» DIRECTION
Take the lines from the one with "Clone this chart" through the one with "const yDomain: [number, number]", both ends kept, and reproduce them exactly without the pictures.

» LISTING
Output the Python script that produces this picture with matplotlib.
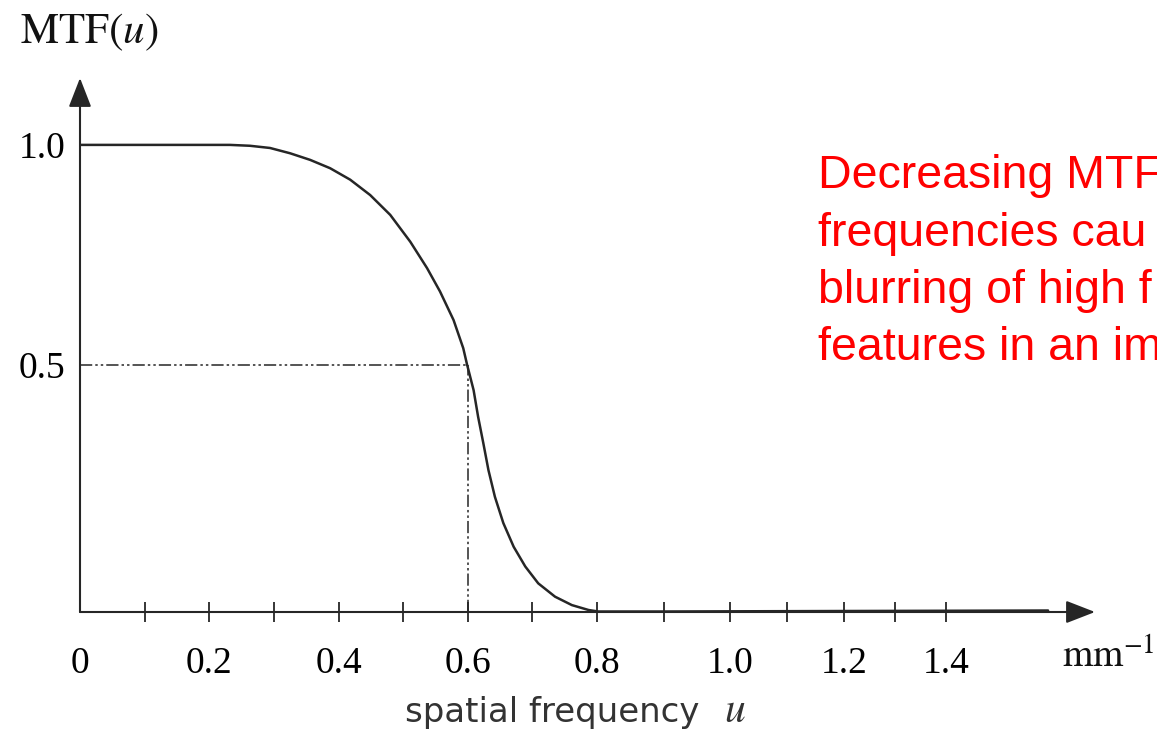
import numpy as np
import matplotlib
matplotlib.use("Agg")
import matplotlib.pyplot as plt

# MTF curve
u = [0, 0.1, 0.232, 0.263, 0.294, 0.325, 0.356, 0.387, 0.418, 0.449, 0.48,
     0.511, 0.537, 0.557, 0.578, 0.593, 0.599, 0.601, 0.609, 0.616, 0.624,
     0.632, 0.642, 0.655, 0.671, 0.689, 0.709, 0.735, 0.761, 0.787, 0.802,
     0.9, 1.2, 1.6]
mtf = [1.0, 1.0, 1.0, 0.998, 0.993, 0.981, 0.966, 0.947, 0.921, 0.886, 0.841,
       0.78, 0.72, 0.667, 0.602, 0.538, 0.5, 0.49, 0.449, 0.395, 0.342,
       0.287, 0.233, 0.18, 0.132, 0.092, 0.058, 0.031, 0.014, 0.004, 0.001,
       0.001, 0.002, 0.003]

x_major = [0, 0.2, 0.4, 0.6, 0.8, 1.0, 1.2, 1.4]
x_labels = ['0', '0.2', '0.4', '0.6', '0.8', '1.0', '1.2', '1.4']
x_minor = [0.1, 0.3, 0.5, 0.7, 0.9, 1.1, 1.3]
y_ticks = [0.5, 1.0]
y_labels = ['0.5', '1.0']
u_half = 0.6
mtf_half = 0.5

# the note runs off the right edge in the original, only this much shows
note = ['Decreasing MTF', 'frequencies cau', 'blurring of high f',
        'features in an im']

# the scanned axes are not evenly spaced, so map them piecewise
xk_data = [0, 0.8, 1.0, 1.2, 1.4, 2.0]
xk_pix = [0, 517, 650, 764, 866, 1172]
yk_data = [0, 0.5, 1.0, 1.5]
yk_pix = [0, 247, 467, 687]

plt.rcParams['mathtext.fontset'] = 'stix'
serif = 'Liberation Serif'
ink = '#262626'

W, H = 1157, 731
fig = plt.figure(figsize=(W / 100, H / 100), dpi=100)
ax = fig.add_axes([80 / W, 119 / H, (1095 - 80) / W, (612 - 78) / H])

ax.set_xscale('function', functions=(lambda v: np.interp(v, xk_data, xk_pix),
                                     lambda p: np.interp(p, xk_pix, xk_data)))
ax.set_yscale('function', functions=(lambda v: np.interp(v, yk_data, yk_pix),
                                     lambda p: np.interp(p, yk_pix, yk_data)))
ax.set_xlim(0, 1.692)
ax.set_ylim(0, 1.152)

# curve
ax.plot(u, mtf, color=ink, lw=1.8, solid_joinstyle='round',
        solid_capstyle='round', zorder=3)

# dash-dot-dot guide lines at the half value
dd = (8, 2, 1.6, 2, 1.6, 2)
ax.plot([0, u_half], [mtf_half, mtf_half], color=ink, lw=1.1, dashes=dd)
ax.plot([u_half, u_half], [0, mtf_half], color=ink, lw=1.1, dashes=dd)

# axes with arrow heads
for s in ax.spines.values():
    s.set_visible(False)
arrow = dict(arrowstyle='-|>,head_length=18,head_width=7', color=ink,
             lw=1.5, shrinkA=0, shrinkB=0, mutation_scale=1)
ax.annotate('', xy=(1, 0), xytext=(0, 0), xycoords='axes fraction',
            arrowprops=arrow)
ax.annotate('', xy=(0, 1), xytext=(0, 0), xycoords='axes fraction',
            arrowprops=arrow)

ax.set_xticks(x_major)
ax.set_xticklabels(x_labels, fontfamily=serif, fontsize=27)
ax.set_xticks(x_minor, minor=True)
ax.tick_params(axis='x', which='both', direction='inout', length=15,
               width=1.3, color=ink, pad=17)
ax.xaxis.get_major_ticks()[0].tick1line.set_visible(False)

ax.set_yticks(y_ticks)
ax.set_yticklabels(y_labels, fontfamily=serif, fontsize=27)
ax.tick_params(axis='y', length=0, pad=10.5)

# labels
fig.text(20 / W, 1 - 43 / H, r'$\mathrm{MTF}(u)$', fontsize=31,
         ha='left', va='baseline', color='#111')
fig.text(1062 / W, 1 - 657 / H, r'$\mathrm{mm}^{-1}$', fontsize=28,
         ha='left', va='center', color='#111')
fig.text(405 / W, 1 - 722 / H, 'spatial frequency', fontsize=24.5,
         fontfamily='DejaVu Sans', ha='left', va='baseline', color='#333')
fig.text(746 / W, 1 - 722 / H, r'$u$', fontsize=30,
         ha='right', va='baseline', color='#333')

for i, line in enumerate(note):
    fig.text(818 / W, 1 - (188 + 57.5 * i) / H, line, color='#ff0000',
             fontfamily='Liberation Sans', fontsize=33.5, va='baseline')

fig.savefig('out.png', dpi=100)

...

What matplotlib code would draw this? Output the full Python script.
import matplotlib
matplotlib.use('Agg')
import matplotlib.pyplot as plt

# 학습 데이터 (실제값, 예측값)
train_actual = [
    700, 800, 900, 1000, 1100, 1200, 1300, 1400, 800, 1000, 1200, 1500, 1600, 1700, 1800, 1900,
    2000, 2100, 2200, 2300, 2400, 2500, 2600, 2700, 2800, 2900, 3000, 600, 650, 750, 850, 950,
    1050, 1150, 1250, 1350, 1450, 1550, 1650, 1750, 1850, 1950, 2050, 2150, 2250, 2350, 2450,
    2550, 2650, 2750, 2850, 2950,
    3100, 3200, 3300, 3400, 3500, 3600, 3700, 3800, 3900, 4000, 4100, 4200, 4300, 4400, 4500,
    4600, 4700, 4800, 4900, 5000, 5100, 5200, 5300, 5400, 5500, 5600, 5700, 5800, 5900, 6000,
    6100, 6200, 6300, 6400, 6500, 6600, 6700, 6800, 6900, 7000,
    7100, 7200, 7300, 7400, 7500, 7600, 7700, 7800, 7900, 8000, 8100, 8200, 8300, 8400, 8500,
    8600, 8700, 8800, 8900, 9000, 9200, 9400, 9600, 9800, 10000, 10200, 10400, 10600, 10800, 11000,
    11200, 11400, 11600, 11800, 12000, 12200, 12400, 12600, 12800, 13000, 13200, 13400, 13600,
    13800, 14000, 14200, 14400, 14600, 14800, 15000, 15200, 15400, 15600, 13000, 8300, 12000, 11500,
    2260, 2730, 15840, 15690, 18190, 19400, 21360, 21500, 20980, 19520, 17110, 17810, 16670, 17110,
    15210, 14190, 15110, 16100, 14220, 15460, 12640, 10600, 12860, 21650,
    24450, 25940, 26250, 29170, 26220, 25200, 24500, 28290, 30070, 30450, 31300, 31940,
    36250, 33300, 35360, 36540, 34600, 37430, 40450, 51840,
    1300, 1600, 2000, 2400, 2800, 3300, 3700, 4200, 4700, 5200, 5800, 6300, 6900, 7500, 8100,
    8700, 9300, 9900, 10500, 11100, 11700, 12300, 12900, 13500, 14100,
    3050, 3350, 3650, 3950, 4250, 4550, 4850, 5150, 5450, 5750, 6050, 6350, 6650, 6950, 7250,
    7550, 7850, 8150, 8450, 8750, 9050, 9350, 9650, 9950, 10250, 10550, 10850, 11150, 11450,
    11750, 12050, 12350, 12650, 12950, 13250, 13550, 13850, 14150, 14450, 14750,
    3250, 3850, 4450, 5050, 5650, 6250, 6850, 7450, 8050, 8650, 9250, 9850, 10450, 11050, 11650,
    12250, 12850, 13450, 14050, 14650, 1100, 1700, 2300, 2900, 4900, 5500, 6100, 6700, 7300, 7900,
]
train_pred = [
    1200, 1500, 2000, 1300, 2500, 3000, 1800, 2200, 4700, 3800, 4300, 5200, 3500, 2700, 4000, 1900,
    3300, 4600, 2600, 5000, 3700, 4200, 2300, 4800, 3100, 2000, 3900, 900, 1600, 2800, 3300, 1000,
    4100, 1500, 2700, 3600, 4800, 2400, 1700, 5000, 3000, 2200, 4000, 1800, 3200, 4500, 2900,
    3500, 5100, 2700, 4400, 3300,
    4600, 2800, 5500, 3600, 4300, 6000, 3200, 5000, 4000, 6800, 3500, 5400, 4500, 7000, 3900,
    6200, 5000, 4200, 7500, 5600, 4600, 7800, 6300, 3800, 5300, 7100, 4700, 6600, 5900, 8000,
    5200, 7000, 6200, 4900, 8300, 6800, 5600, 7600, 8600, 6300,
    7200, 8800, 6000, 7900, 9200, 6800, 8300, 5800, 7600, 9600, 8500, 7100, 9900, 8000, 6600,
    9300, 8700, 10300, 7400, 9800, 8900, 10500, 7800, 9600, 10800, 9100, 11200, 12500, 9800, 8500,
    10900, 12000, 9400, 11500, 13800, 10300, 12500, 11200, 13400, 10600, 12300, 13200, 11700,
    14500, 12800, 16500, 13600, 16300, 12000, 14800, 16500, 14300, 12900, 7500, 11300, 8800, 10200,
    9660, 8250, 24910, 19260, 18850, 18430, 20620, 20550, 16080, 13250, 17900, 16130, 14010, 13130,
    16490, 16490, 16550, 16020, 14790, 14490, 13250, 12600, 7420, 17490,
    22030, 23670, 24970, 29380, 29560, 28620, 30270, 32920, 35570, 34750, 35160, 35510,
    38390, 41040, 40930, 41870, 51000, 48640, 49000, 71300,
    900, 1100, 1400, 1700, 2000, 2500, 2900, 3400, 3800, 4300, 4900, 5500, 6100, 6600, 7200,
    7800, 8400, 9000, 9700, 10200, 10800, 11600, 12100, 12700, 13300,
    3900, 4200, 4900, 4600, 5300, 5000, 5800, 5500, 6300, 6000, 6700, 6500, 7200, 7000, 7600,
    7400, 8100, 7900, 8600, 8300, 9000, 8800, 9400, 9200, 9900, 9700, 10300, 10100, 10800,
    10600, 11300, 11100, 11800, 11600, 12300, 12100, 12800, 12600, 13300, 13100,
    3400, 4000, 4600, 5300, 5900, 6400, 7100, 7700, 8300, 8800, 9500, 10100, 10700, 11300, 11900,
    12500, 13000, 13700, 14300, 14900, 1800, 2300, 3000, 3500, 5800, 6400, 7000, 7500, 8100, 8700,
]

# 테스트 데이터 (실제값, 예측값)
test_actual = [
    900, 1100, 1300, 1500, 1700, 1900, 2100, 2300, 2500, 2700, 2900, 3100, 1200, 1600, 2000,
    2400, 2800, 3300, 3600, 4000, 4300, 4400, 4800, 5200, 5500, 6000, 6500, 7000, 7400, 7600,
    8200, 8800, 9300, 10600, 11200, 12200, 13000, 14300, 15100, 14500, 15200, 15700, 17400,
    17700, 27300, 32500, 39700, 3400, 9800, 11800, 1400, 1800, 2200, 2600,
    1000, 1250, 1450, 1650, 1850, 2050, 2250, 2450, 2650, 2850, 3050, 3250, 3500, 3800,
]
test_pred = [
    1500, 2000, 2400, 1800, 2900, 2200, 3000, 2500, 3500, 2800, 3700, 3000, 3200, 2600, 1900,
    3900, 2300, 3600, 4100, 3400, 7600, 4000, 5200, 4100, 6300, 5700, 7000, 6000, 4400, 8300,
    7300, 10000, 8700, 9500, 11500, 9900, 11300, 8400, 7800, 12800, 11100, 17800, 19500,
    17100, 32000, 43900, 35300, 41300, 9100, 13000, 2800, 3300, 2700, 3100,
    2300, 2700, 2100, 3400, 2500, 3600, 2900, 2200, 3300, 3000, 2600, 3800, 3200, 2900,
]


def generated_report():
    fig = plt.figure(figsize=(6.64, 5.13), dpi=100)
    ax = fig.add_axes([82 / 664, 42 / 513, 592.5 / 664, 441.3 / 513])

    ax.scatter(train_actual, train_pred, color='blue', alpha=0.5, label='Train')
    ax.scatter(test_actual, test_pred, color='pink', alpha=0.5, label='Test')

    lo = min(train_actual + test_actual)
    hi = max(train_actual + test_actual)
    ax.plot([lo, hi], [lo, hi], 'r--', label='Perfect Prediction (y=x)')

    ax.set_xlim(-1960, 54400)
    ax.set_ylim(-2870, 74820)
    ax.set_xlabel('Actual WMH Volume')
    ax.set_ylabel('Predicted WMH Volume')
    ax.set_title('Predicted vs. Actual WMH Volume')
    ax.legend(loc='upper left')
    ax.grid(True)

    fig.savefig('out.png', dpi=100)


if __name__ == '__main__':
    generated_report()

--

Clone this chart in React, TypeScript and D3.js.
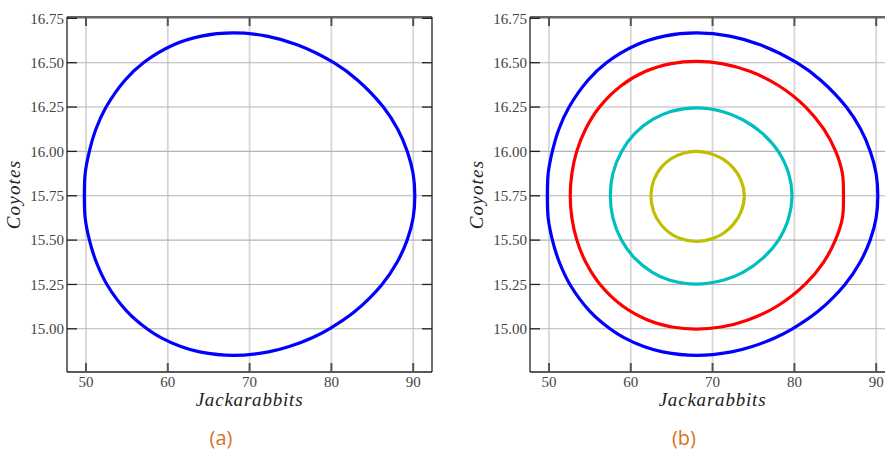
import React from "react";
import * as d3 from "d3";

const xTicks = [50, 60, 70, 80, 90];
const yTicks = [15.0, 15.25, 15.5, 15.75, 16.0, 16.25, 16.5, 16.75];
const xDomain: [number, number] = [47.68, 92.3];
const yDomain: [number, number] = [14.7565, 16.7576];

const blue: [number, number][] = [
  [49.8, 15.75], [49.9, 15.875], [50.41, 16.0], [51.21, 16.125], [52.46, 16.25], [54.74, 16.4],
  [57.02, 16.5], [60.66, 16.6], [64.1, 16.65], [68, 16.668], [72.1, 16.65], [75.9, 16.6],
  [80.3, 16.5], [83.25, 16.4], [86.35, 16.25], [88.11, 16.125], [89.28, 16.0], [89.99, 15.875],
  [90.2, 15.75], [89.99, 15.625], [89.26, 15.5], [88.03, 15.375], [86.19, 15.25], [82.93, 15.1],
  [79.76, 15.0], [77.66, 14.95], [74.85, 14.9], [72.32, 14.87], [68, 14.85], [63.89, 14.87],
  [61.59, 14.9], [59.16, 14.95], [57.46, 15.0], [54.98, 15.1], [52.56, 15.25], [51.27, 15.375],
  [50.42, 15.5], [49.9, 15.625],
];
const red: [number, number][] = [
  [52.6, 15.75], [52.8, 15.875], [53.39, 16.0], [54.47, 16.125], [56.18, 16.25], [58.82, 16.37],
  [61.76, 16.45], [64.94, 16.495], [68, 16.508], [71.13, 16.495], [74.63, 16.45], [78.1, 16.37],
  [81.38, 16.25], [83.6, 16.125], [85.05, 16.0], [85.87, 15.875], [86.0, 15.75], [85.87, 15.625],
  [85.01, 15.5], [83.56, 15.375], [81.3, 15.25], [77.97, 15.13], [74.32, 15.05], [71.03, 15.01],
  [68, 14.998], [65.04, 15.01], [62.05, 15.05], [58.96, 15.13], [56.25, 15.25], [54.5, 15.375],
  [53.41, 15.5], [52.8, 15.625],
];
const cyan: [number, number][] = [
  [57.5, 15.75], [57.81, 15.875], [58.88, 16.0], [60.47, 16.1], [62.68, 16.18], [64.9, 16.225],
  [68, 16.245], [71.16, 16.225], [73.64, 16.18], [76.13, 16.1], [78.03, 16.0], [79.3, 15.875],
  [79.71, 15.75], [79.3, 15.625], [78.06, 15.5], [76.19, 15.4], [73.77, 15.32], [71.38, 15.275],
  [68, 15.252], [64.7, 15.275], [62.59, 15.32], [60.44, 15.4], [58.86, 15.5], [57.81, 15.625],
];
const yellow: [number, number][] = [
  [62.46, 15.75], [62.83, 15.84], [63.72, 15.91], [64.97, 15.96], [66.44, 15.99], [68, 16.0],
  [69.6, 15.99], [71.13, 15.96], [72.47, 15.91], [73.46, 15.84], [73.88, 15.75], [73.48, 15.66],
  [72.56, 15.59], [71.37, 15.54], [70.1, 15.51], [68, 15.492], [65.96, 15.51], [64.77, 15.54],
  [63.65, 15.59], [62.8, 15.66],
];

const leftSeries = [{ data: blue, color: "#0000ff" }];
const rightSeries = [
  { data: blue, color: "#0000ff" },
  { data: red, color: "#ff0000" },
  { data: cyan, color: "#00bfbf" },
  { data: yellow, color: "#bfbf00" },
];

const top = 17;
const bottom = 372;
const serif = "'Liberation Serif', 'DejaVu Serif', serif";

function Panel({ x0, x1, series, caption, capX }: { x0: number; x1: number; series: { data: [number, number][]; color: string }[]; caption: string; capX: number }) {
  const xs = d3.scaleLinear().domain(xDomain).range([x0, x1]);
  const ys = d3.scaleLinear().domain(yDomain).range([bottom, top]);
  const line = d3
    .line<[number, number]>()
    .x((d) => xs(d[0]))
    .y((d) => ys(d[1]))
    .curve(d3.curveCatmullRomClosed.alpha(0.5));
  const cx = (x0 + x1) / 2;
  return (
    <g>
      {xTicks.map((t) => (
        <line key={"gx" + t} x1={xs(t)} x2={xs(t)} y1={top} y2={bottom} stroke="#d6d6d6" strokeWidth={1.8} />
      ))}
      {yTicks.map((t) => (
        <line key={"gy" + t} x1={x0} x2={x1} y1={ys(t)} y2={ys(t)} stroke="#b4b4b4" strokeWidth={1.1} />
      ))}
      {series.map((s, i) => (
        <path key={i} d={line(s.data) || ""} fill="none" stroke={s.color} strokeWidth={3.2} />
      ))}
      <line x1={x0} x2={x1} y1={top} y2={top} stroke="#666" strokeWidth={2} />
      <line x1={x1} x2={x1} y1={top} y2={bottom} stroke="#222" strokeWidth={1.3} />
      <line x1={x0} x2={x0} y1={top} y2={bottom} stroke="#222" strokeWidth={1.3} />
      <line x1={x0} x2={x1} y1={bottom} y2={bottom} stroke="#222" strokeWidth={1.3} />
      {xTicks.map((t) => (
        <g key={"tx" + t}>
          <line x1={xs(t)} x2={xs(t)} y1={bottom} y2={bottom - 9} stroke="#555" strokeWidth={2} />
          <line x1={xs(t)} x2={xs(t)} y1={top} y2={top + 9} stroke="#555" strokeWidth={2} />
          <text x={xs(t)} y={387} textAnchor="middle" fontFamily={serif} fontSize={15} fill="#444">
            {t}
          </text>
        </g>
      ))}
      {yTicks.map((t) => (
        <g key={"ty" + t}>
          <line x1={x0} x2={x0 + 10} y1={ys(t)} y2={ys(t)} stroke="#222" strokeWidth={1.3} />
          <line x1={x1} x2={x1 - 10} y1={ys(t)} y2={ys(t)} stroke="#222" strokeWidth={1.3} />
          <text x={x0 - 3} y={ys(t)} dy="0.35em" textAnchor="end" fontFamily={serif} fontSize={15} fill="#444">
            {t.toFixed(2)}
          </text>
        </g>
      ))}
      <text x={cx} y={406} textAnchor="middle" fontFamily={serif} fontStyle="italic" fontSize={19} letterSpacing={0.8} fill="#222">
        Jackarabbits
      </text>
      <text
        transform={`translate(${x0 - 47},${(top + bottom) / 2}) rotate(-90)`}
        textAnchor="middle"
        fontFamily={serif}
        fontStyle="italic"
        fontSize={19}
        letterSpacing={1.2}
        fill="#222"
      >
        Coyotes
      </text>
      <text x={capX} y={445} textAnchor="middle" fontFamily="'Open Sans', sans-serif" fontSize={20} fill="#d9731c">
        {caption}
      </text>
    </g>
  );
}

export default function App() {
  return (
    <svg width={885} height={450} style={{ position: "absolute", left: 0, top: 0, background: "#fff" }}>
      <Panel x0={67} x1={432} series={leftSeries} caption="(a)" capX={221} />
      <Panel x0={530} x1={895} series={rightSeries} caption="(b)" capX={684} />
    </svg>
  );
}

» EXERCISE SOLUTION
Clone this chart in React, TypeScript and D3.js.
import React from "react";
import * as d3 from "d3";

const xTicks = [50, 60, 70, 80, 90];
const yTicks = [15.0, 15.25, 15.5, 15.75, 16.0, 16.25, 16.5, 16.75];
const xDomain: [number, number] = [47.68, 92.3];
const yDomain: [number, number] = [14.7565, 16.7576];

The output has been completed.